Future studies should use larger samples of children with autistic traits and include a comparison group, consisting of children with other conditions (e.g., DD, intellectual disabilities) or children with no developmental concerns. This would allow the investigation of the ability of those tools to discriminate between different conditions and predict a diagnosis of autism accurately. Studies conducted in different geographical (urban and rural) and sociocultural contexts and low-resource settings are needed, to explore the unique challenges and benefits of telehealth for those populations and establish cultural sensitivity and validity. Sociocultural factors that might affect the acceptability and accuracy of the diagnostic tools should be identified through rigorous research led by a framework identified by de Leeuw and colleagues (2020). This way, diagnostic procedures could be adapted to accommodate to cultural elements and traditions and facilitate access for groups facing hardship. In addition, although most of the tools described in this review demonstrated high validity and diagnostic accuracy, for almost one out of five children, a diagnosis was either given incorrectly or missed. Therefore, studies should investigate which children are most likely to benefit from a telehealth assessment.

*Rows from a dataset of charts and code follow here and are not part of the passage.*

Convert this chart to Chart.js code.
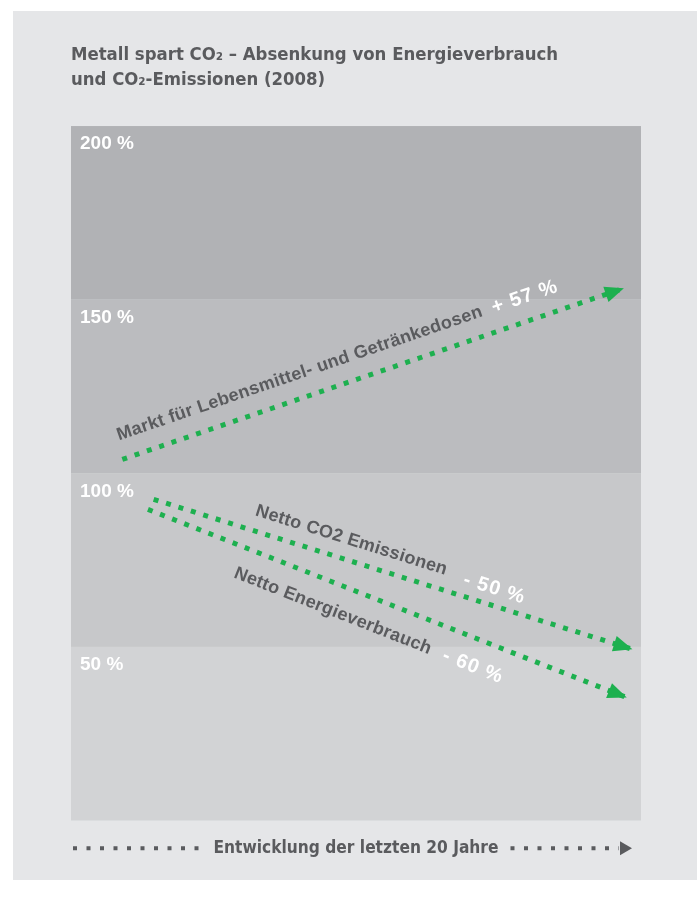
<!DOCTYPE html>
<html lang="de">
<head>
<meta charset="utf-8">
<title>Metall spart CO2</title>
<script src="https://cdn.jsdelivr.net/npm/chart.js@4.4.1/dist/chart.umd.min.js"></script>
<style>
  html, body { margin: 0; padding: 0; background: #fff; }
  #panel { position: absolute; left: 13px; top: 11px; width: 684px; height: 869px; background: #e5e6e8; }
</style>
</head>
<body>
<div id="panel"><canvas id="chart"></canvas></div>
<script>
// Werte
const titleLines = ['Metall spart CO₂ – Absenkung von Energieverbrauch', 'und CO₂-Emissionen (2008)'];
const xAxisTitle = 'Entwicklung der letzten 20 Jahre';
const yTicks = [0, 50, 100, 150, 200];
const marktJahre = [1.8, 19.4];
const marktWerte = [104, 153.3];
const co2Jahre = [2.9, 19.7];
const co2Werte = [92.5, 49.3];
const energieJahre = [2.7, 19.5];
const energieWerte = [89.6, 35.4];
const serienNamen = ['Markt für Lebensmittel- und Getränkedosen', 'Netto CO2 Emissionen', 'Netto Energieverbrauch'];
const serienAenderung = ['+ 57 %', '- 50 %', '- 60 %'];

const GREEN = '#1db04f';
const DARK = '#5a5b5e';
const NARROW = '"Liberation Sans Narrow", "DejaVu Sans Condensed", sans-serif';
const bandColors = ['#d2d3d5', '#c7c8ca', '#bbbcbf', '#b1b2b5']; // von unten nach oben
// Textlage relativ zum Linienanfang (entlang / quer zur Linie, px)
const textLage = [
    { s: 3, n: -19, ps: 399, pn: -18 },
    { s: 101, n: -15, ps: 320, pn: -11 },
    { s: 104, n: 32, ps: 328, pn: 33 }
];

const toPts = (xs, ys) => xs.map((x, i) => ({ x, y: ys[i] }));

// Hintergrundbänder je 50 %
const bandPlugin = {
    id: 'baender',
    beforeDraw(chart) {
        const { ctx, chartArea: a, scales: { y } } = chart;
        ctx.save();
        for (let i = 0; i < yTicks.length - 1; i++) {
            const top = y.getPixelForValue(yTicks[i + 1]);
            const bot = y.getPixelForValue(yTicks[i]);
            ctx.fillStyle = bandColors[i];
            ctx.fillRect(a.left, top, a.right - a.left, bot - top);
        }
        ctx.restore();
    }
};

// Pfeilspitzen + schräge Beschriftungen
const linienPlugin = {
    id: 'linienText',
    afterDatasetsDraw(chart) {
        const ctx = chart.ctx;
        chart.data.datasets.forEach((ds, i) => {
            const pts = chart.getDatasetMeta(i).data;
            const a = pts[0], b = pts[pts.length - 1];
            const ang = Math.atan2(b.y - a.y, b.x - a.x);
            ctx.save();
            ctx.translate(b.x, b.y);
            ctx.rotate(ang);
            ctx.fillStyle = GREEN;
            ctx.beginPath();
            ctx.moveTo(0, 0); ctx.lineTo(-19, -8); ctx.lineTo(-19, 8);
            ctx.closePath(); ctx.fill();
            ctx.restore();

            const p = textLage[i];
            ctx.save();
            ctx.translate(a.x, a.y);
            ctx.rotate(ang);
            ctx.textAlign = 'left';
            ctx.textBaseline = 'alphabetic';
            ctx.font = 'bold 18px "Liberation Sans", Arial, sans-serif';
            ctx.letterSpacing = '0.3px';
            ctx.fillStyle = DARK;
            ctx.fillText(serienNamen[i], p.s, p.n);
            ctx.font = 'bold 20px "Liberation Sans", Arial, sans-serif';
            ctx.letterSpacing = '1px';
            ctx.fillStyle = '#ffffff';
            ctx.fillText(serienAenderung[i], p.ps, p.pn);
            ctx.restore();
        });
    }
};

// gepunktete Zeitachse unten
const zeitachsePlugin = {
    id: 'zeitachse',
    afterDraw(chart) {
        const { ctx, chartArea: a, scales: { x } } = chart;
        const t = x.options.title;
        const lh = t.font.size * t.font.lineHeight;
        const yy = x.bottom - t.padding.bottom - lh / 2;
        ctx.save();
        ctx.font = `bold ${t.font.size}px ${NARROW}`;
        const w = ctx.measureText(xAxisTitle).width;
        const cx = (a.left + a.right) / 2;
        ctx.strokeStyle = DARK;
        ctx.fillStyle = DARK;
        ctx.lineWidth = 4;
        ctx.setLineDash([4, 9.5]);
        ctx.beginPath();
        ctx.moveTo(a.left + 2, yy); ctx.lineTo(cx - w / 2 - 14, yy);
        ctx.moveTo(cx + w / 2 + 12, yy); ctx.lineTo(a.right - 22, yy);
        ctx.stroke();
        ctx.beginPath();
        ctx.moveTo(a.right - 9, yy); ctx.lineTo(a.right - 21, yy - 7); ctx.lineTo(a.right - 21, yy + 7);
        ctx.closePath(); ctx.fill();
        ctx.restore();
    }
};

const lineStyle = {
    borderColor: GREEN, borderWidth: 5, borderDash: [5, 8], borderCapStyle: 'butt',
    pointRadius: 0, fill: false, tension: 0
};

new Chart(document.getElementById('chart'), {
    type: 'line',
    data: {
        datasets: [
            { label: serienNamen[0], data: toPts(marktJahre, marktWerte), ...lineStyle },
            { label: serienNamen[1], data: toPts(co2Jahre, co2Werte), ...lineStyle },
            { label: serienNamen[2], data: toPts(energieJahre, energieWerte), ...lineStyle }
        ]
    },
    options: {
        responsive: true,
        maintainAspectRatio: false,
        animation: false,
        layout: { padding: { left: 58, right: 56, top: 20, bottom: 21 } },
        plugins: {
            legend: { display: false },
            tooltip: { enabled: false },
            title: {
                display: true,
                text: titleLines,
                align: 'start',
                color: DARK,
                font: { family: NARROW, size: 18.4, weight: 'bold', lineHeight: 1.36 },
                padding: { top: 12, bottom: 33 }
            }
        },
        scales: {
            x: {
                type: 'linear', min: 0, max: 20,
                grid: { display: false, drawTicks: false },
                border: { display: false },
                ticks: { display: false },
                title: {
                    display: true, text: xAxisTitle, color: DARK,
                    font: { family: NARROW, size: 17.2, weight: 'bold', lineHeight: 1.25 },
                    padding: { top: 17, bottom: 0 }
                }
            },
            y: {
                min: 0, max: 200,
                afterBuildTicks: (s) => { s.ticks = yTicks.map(v => ({ value: v })); },
                afterFit: (s) => { s.width = 0; },
                grid: { display: false, drawTicks: false },
                border: { display: false },
                ticks: {
                    mirror: true, padding: 9, labelOffset: 18, color: '#ffffff',
                    font: { family: '"Liberation Sans", Arial, sans-serif', size: 19, weight: 'bold' },
                    callback: (v) => v === 0 ? '' : v + ' %'
                }
            }
        }
    },
    plugins: [bandPlugin, linienPlugin, zeitachsePlugin]
});
</script>
</body>
</html>
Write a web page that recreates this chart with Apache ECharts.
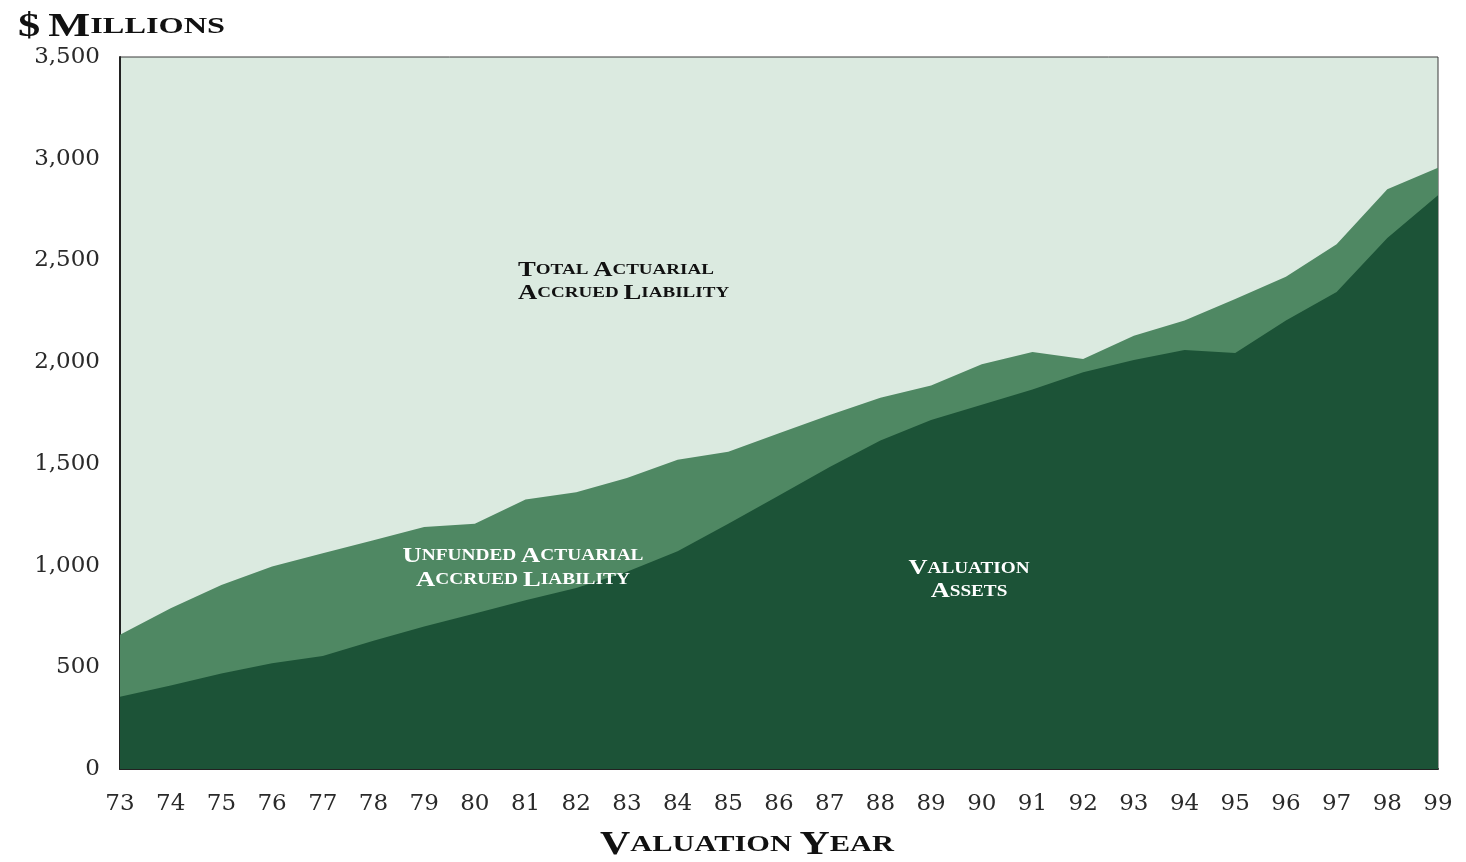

Initial evidence suggests that preschool children (Phelps et al., 2022; Stainbrook et al., 2019), especially those with profound developmental impairment and apparent features of autism (Kryszak et al., 2022b), are more likely to receive diagnostic clarity in a telehealth assessment compared to older and medically complex children, or those with intellectual disabilities (McNally Keehn et al., 2022). Given that some of the tools described in this paper demonstrated high known-groups validity, it is possible that telehealth assessments for autism are more accurate and appropriate for children with a clear presentation of autism. Children with subtle or atypical symptoms can be initially identified through a virtual assessment and subsequently referred for a comprehensive in-person assessment. Lastly, detailed telehealth assessment protocols, which will ideally assess for comorbidities and other domains of functioning, should be developed.

Conclusions

Our review aimed to investigate the evidence base for the diagnostic evaluation of autism in a telehealth environment for children. The current evidence suggests that clinicians can assess children for autism via telehealth accurately and reliably. Although research in this field is still in its infancy, our findings indicate that diagnostic decisions made via telehealth highly agree with the diagnostic outcomes of care-as-usual clinical face-to-face assessments. Tools developed or adapted for virtual administration demonstrate promising validity and high diagnostic accuracy, which in some cases is comparable to that of ‘gold standard’ tools. Telehealth assessments for autism have the potential to increase neurodevelopmental services’ efficiency and improve families’ access to timely and accurate assessment.